Prenant la parole, le nouveau patron de l’opposition politique burkinabè a rendu un hommage mérité à son prédécesseur "ce grand homme qui a eu l’intelligence de créer un cadre de concertation de l’opposition", lequel a débouché sur la signature d’un accord politique de l’opposition en août 2020. Mieux, il a contribué selon lui à ce que les élections soient consensuelles. "Ce n’est pas facile de diriger l’opposition ; la preuve c’est que vous êtes partis" a lancé Eddie Komboïgo à Zéphirin Diabré, lequel n’a curieusement pas eu la parole pour s’exprimer.

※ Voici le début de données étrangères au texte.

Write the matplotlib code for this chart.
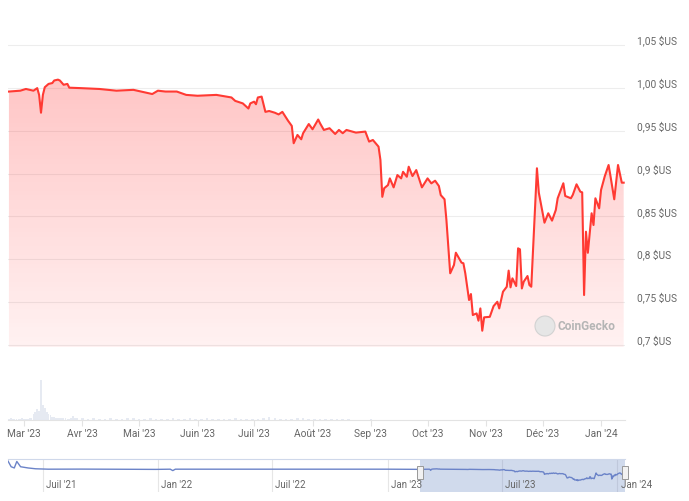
import numpy as np
import pandas as pd
import matplotlib
matplotlib.use("Agg")
import matplotlib.pyplot as plt
import matplotlib.dates as mdates
from matplotlib.patches import Rectangle, Ellipse
from matplotlib.transforms import blended_transform_factory, offset_copy

plt.rcParams['font.family'] = ['Roboto', 'DejaVu Sans']

# prix (jours depuis le 21/02/2023, valeur en $US)
price_days = [0, 6, 9, 13, 15, 16, 17, 18, 19, 21, 23, 24, 26, 27, 29, 31, 32, 38, 48, 57,
              66, 73, 76, 79, 83, 89, 94, 100, 110, 118, 120, 124, 127, 128, 130, 131, 132, 134, 136, 138,
              141, 143, 145, 148, 150, 151, 153, 155, 156, 159, 161, 164, 165, 167, 170, 173, 175, 177, 179, 184,
              189, 191, 193, 196, 197, 198, 199, 201, 202, 204, 206, 208, 209, 211, 212, 214, 216, 219, 222, 224,
              226, 228, 229, 231, 232, 233, 234, 236, 237, 240, 241, 242, 244, 245, 246, 248, 249, 250, 251, 252,
              255, 257, 259, 260, 262, 264, 265, 266, 267, 269, 270, 271, 272, 273, 275, 276, 277, 280, 281, 284,
              286, 288, 290, 291, 294, 295, 298, 299, 301, 303, 304, 305, 306, 307, 309, 310, 311, 313, 314, 316,
              318, 319, 321, 323, 325, 326]
price_vals = [0.9957, 0.9967, 0.9987, 0.9967, 0.9997, 0.9918, 0.9710, 0.9918, 1.0007, 1.0046, 1.0056, 1.0086, 1.0096, 1.0086, 1.0036, 1.0046, 1.0002, 0.9997, 0.9987, 0.9967,
              0.9977, 0.9943, 0.9928, 0.9967, 0.9957, 0.9957, 0.9918, 0.9908, 0.9918, 0.9888, 0.9848, 0.9819, 0.9759, 0.9819, 0.9839, 0.9809, 0.9888, 0.9898, 0.9720, 0.9730,
              0.9710, 0.9690, 0.9720, 0.9617, 0.9556, 0.9354, 0.9451, 0.9400, 0.9471, 0.9578, 0.9517, 0.9631, 0.9586, 0.9509, 0.9529, 0.9462, 0.9509, 0.9471, 0.9509, 0.9478,
              0.9490, 0.9373, 0.9392, 0.9314, 0.9159, 0.8729, 0.8829, 0.8866, 0.8944, 0.8839, 0.8983, 0.8944, 0.9021, 0.8963, 0.9080, 0.8971, 0.9041, 0.8839, 0.8944, 0.8886,
              0.8917, 0.8855, 0.8749, 0.8700, 0.8458, 0.8147, 0.7837, 0.7934, 0.8077, 0.7961, 0.7954, 0.7837, 0.7525, 0.7595, 0.7350, 0.7369, 0.7284, 0.7427, 0.7167, 0.7323,
              0.7329, 0.7454, 0.7505, 0.7427, 0.7622, 0.7680, 0.7868, 0.7673, 0.7778, 0.7688, 0.8128, 0.8116, 0.7660, 0.7739, 0.7805, 0.7700, 0.7680, 0.9062, 0.8777, 0.8427,
              0.8537, 0.8451, 0.8575, 0.8712, 0.8887, 0.8739, 0.8712, 0.8751, 0.8875, 0.8789, 0.8781, 0.7583, 0.8322, 0.8076, 0.8537, 0.8400, 0.8712, 0.8595, 0.8809, 0.8971,
              0.9100, 0.8971, 0.8700, 0.9100, 0.8894, 0.8894]

# volume (unités arbitraires)
vol_days = list(range(0, 36)) + list(range(36, 327, 3))
vol_vals = [1, 2, 1, 1, 1, 1, 1, 2, 1, 1,
            1, 2, 2, 6, 8, 11, 9, 40, 15, 12,
            8, 6, 5, 3, 3, 2, 2, 2, 2, 2,
            2, 1, 1, 2, 4, 2,
            2, 2, 1, 2, 1, 1, 2, 1, 1, 2,
            2, 1, 1, 2, 1, 1, 1, 2, 1, 1,
            2, 1, 1, 2, 1, 1, 1, 1, 2, 1,
            1, 1, 1, 2, 3, 2, 1, 1, 1, 2,
            2, 1, 1, 1, 1, 1, 1, 1, 1, 0.5,
            0.5, 0.5, 1, 0.5, 0.5, 0.5, 0.5, 0.5, 0.5, 0.5,
            0.5, 0.5, 0.5, 0.5, 0.5, 0.5, 0.5, 0.5, 0.5, 0.5,
            0.3, 0.3, 0.3, 0.3, 0.3, 0.3, 0.3, 0.3, 0.3, 0.3,
            0.3, 0.3, 0.3, 0.3, 0.3, 0.3, 0.3, 0.3, 0.3, 0.3,
            0.3, 0.3, 0.3, 0.3, 0.3, 0.3, 0.3]

# historique du navigateur avant la période affichée
nav_dates = ['2021-05-07', '2021-05-12', '2021-05-17', '2021-05-21', '2021-05-27', '2021-06-08',
             '2021-06-20', '2021-07-10', '2021-09-01', '2021-11-01', '2021-12-28', '2022-01-20',
             '2022-01-24', '2022-01-28', '2022-04-01', '2022-07-01', '2022-10-01', '2023-01-01', '2023-02-15']
nav_vals = [1.20, 1.06, 1.03, 1.19, 1.06, 1.03, 1.01, 1.00, 1.002, 0.998, 0.995, 1.0,
            0.965, 1.0, 1.0, 0.999, 1.0, 1.0, 0.995]

y_ticks = [0.70, 0.75, 0.80, 0.85, 0.90, 0.95, 1.00, 1.05]
y_labels = ['0,7 $US', '0,75 $US', '0,8 $US', '0,85 $US', '0,9 $US', '0,95 $US', '1,00 $US', '1,05 $US']
month_labels = ["Mar '23", "Avr '23", "Mai '23", "Juin '23", "Juil '23", "Août '23",
                "Sep '23", "Oct '23", "Nov '23", "Déc '23", "Jan '24"]
nav_ticks = ['2021-07-01', '2022-01-01', '2022-07-01', '2023-01-01', '2023-07-01', '2024-01-01']
nav_labels = ["Juil '21", "Jan '22", "Juil '22", "Jan '23", "Juil '23", "Jan '24"]

base = pd.Timestamp('2023-02-21')
dates = base + pd.to_timedelta(price_days, unit='D')
vdates = base + pd.to_timedelta(vol_days, unit='D')
xmin = base - pd.Timedelta(days=0.5)
xmax = base + pd.Timedelta(days=326.7)

W, H = 689, 501
fig = plt.figure(figsize=(W / 100, H / 100), dpi=100)

def box(x0, y0, x1, y1):
    return [x0 / W, 1 - y1 / H, (x1 - x0) / W, (y1 - y0) / H]

grey = '#666666'

# --- prix ---
ax = fig.add_axes(box(8, 30, 625, 347))
ylo, yhi = 0.6977, 1.0675
ax.set_xlim(xmin, xmax)
ax.set_ylim(ylo, yhi)
lab_tr = offset_copy(blended_transform_factory(ax.transAxes, ax.transData), fig=fig, x=8.5, y=3, units='points')
for v, lab in zip(y_ticks, y_labels):
    ax.axhline(v, color='#ededed', lw=0.8, zorder=0)
    ax.text(1.0, v, lab, transform=lab_tr, fontsize=7.3, color=grey, ha='left', va='center')

poly = ax.fill_between(dates, price_vals, ylo, color='none', lw=0)
grad = np.linspace(0.07, 0.30, 256)[:, None]
img = np.zeros((256, 1, 4))
img[..., 0] = 1.0
img[..., 1] = 0.25
img[..., 2] = 0.25
img[..., 3] = grad
x0n, x1n = mdates.date2num(xmin), mdates.date2num(xmax)
im = ax.imshow(img, extent=[x0n, x1n, ylo, 1.01], origin='lower', aspect='auto', zorder=1)
im.set_clip_path(poly.get_paths()[0], transform=ax.transData)
ax.plot(dates, price_vals, color='#ff3a33', lw=1.5, zorder=3)

ax.set_xticks([])
ax.set_yticks([])
for s in ax.spines.values():
    s.set_visible(False)

# filigrane
fig.patches.append(Ellipse((545 / W, 1 - 326 / H), 20 / W, 20 / H, transform=fig.transFigure,
                           facecolor='#e6e6e6', edgecolor='#d2d2d2', lw=0.8, zorder=4))
fig.text(558 / W, 1 - 326 / H, 'CoinGecko', color='#b5b5b5', fontsize=8.6,
         fontweight='bold', va='center', ha='left')

# --- volume ---
axv = fig.add_axes(box(8, 378, 625, 420))
axv.bar(vdates[:36], vol_vals[:36], width=0.9, color='#e6eaf2', zorder=2)
axv.bar(vdates[36:], vol_vals[36:], width=1.4, color='#e6eaf2', zorder=2)
axv.set_xlim(xmin, xmax)
axv.set_ylim(0, 42)
axv.set_yticks([])
for k in ['top', 'left', 'right']:
    axv.spines[k].set_visible(False)
axv.spines['bottom'].set_color('#e3e3e3')
month_pos = pd.date_range('2023-03-01', '2024-01-01', freq='MS')
axv.set_xticks(month_pos)
axv.set_xticklabels(month_labels)
axv.tick_params(axis='x', length=4, color='#e3e3e3', pad=2.5, labelsize=7.3, labelcolor=grey)

# --- navigateur ---
axn = fig.add_axes(box(8, 459, 625, 492))
nav_x = pd.to_datetime(nav_dates).append(dates[dates > pd.Timestamp(nav_dates[-1])])
nav_y = list(nav_vals) + [v for d, v in zip(dates, price_vals) if d > pd.Timestamp(nav_dates[-1])]
nmin = pd.Timestamp(nav_dates[0])
nmax = dates[-1]
axn.set_xlim(nmin, nmax)
axn.set_ylim(0.44, 1.25)
bt = blended_transform_factory(axn.transData, axn.transAxes)
for t, lab in zip(pd.to_datetime(nav_ticks), nav_labels):
    axn.axvline(t, color='#e6e6e6', lw=0.8, zorder=0)
    axn.text(t + pd.Timedelta(days=5), 0.21, lab, transform=bt,
             fontsize=7, color=grey, va='center', ha='left', clip_on=False)
axn.axvspan(dates[0], nmax, color=(102 / 255, 133 / 255, 194 / 255), alpha=0.3, lw=0, zorder=1)
axn.plot(nav_x, nav_y, color='#6b83c8', lw=1, zorder=2)
for d in [dates[0], nmax]:
    axn.add_patch(Rectangle((mdates.date2num(d) - 5, 0.38), 10, 0.42, transform=bt,
                            facecolor='#f2f2f2', edgecolor='#999999', lw=0.7, zorder=5, clip_on=False))
axn.set_xticks([])
axn.set_yticks([])
for k in ['bottom', 'left', 'right']:
    axn.spines[k].set_visible(False)
axn.spines['top'].set_color('#cfd8ea')

fig.savefig('out.png', dpi=100)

Le président du CDP est revenu sur le processus d’enrôlement des électeurs au plan national et à l’étranger, les conditions dans lesquelles s’est déroulé le scrutin, puis la publication des résultats. Eddie Komboïgo persiste et signe, manifestement pas convaincu que les résultats reflètent la volonté de la majorité des électeurs "Nous avons été désabusés par la CENI qui a publié les résultats provisoires sans compilations manuelles", a t-il regretté. Il a révélé que des observateurs inquiets ont fait des pieds et des mains aussi bien auprès des responsables du CFOP que de l’Alliance des partis de la majorité présidentielle pour demander d’entériner les résultats. Le président du CDP en veut aux neufs membres du conseil constitutionnel qui ont accepté de recevoir sur la forme les recours qu’il a déposés, mais les ont rejetés sur le fond. D’après son comptage, 200 bureaux de vote n’ont pas pu ouvrir pour la présidentielle et 289 autres pour les législatives, soit environ 144 000 citoyens privés de vote. "Sachant que par endroits, des députés ont été élus avec 1000 voix, on peut imaginer l’impact de ces dysfonctionnements sur les résultats finaux", a t-il conclu. Malgré toutes ces récriminations, le président du CDP dit avoir accepté les résultats "pour préserver la paix sociale et endosser l’habit du chef de file de l’opposition".

S’agissant de la lutte contre le terrorisme, Eddie Komboïgo se réjouit que le gouvernement ait évolué en optant pour la négociation, allusion aux révélations du Bi-mensuel L’Evénement publiées la semaine dernière et selon lesquelles, des terroristes auraient été libérés par le Burkina. Une information démentie par le porte-parole du gouvernement mercredi lors d’un point presse. Il demande aux Burkinabè et aux partenaires internationaux de continuer d’apporter leurs soutiens aux Forces de défense et de sécurité (FDS), car le bilan de cette guerre qui dure depuis plus de cinq (5) ans a déjà fait plus de 2000 morts, militaires comme civiles et plus d’un million de déplacés internes.
Eddie Komboïgo s’est également exprimé sur la réconciliation nationale. Pour lui, il temps que les Burkinabè aillent à la paix en pardonnant ce que "les aînés ont fait depuis 1960". Il a regretté que sur le dialogue social, des agents aient été affectés pour fait de grève et que Bassolma Bazié ait été conduit à la démission de la fonction publique à cause de "la rigidité du gouvernement".
Mercredi dernier, le conseil des ministres a décidé le report des élections municipales et régionales à mai 2022. Un projet de loi devrait être adopté bientôt à l’assemblée nationale à cet effet, mais le président du CDP demande à l’exécutif de suspendre le processus de l’examen de la loi afin d’ouvrir un débat entre la majorité et l’opposition sur le sujet. Pour lui, les textes de la CEDEAO interdisent d’opérer des réformes à six (6) mois d’échéances électorales.